Go through the material below and count the lines with the string "this"; the number is the whole answer.

──────── DATASET EXTRACT

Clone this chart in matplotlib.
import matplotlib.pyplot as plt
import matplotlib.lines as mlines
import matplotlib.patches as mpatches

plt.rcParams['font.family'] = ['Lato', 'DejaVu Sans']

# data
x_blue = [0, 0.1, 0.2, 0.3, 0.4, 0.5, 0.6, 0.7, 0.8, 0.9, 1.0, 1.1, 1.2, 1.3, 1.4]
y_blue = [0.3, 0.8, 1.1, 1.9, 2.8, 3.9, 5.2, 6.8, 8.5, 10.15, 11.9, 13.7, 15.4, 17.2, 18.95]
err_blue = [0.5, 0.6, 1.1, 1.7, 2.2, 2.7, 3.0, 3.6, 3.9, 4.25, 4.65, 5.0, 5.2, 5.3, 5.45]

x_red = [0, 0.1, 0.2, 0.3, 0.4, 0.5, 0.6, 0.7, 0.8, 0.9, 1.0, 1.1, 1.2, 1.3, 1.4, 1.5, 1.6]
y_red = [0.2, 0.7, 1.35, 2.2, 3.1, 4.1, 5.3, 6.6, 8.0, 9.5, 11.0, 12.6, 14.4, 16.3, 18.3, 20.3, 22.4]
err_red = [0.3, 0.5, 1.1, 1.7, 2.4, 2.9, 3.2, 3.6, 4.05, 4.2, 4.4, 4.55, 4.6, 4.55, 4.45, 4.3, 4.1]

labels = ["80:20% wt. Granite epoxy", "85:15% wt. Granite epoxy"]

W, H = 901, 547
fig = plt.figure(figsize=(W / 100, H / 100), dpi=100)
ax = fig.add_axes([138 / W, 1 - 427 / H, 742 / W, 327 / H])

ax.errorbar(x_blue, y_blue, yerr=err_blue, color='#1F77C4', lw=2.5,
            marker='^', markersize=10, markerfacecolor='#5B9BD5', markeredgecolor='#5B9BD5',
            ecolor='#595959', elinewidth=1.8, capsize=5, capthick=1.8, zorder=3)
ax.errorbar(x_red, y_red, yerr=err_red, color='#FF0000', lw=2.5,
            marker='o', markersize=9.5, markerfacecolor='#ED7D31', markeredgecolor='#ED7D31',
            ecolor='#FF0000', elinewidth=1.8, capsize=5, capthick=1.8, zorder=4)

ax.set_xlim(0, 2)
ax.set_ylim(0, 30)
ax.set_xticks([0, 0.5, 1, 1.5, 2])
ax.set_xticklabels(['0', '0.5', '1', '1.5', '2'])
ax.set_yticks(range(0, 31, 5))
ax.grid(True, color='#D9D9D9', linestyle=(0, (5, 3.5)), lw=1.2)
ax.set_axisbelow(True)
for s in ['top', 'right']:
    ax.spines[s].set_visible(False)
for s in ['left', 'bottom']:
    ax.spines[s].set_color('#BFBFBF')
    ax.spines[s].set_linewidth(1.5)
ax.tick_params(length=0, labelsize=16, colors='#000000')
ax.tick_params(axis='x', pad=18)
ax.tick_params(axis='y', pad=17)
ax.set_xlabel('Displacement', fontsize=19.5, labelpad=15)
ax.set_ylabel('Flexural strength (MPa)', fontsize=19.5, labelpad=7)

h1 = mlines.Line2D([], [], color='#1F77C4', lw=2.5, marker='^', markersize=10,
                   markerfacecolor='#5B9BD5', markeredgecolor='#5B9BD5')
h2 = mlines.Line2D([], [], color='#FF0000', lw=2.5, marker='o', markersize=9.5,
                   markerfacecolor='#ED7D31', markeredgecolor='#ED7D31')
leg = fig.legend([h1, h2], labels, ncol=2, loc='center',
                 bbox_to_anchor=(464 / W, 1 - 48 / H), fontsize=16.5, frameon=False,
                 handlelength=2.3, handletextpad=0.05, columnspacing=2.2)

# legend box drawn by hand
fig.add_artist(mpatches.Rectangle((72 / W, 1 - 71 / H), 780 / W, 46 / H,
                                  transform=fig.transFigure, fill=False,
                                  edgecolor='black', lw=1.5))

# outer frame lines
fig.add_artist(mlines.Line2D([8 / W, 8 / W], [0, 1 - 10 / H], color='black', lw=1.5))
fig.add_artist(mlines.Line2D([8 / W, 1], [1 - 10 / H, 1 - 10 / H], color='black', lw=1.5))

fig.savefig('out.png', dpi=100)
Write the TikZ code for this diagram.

────────────────

### EXERCISE RESULT
2